IE poll: Managers waiting out Middle East crisis instead of revising oil and gas exposure

Managers are waiting to see how the political crisis in the Middle East pans out before making any changes to their oil and gas exposure, an exclusive poll from InvestmentEurope reveals.

The majority of respondents, 57%, said the situation in the Middle East was not causing them to pull out of oil and gas funds, while 27% said they were and 19% were undecided.

Unsurprised by the results was Ronald Doeswijk, chief strategist for Robeco, who said the situation in the Middle East was hard to predict.

“You are measuring the risk of social unrest. It can rise suddenly; it is so hard to draw conclusions about how unrest will develop.”

As most fund managers tend to take a medium to long term view, they are likely to hold their position until the situation is clearer, he said.

Asked what it would take for fund managers to revise their positions, he said if oil prices went up another $30-40 a barrel in one month, and stayed that way for two months, the deflationary shock could be so big the world economy would be affected.

In that case, managers would be likely to change their view, he said.

Didier Duret, chief investment officer at ABN AMRO Private Banking in the Netherlands, yesterday sought to allay fears about the impact of events in the Middle East, although he did not rule out what could happen in unforeseen circumstances.

“Contrary to conditions surrounding previous oil shocks, current events are occurring against a backdrop of increasing economic momentum.

“We foresee only a moderate oil-supply disruption with limited impact on global growth – without excluding the prospect of an extreme scenario,” he said.

Doeswijk meanwhile made the point that oil had been rising over a longer period prior to the situation in the Middle East developing.

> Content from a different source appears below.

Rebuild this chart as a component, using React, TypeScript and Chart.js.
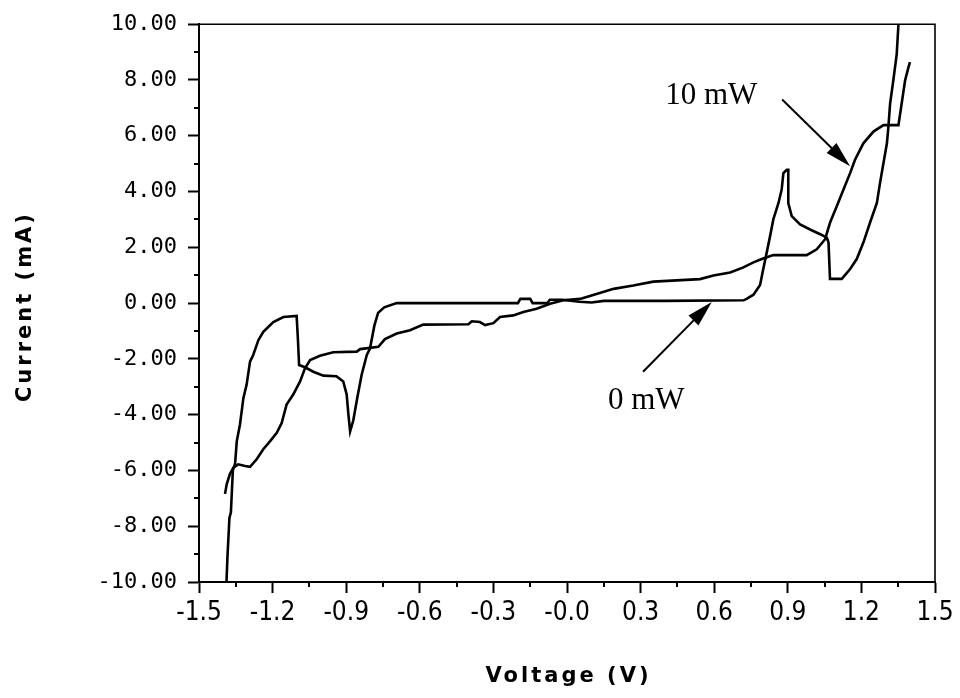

“Before the crisis started, commodities and the oil price were on the rise, it has only accelerated that rise,” he said.

He described the current phenomenon as a “temporary peak in the market”.

“We expect it [the oil price] to drop in the years ahead by $10, and then increase again.”

The commodities market as a whole will reach a peak in the next few years, he said, but there is a case for holding out on oil.

“Oil scores best on a revision perspective, those companies still show surprises,” he said.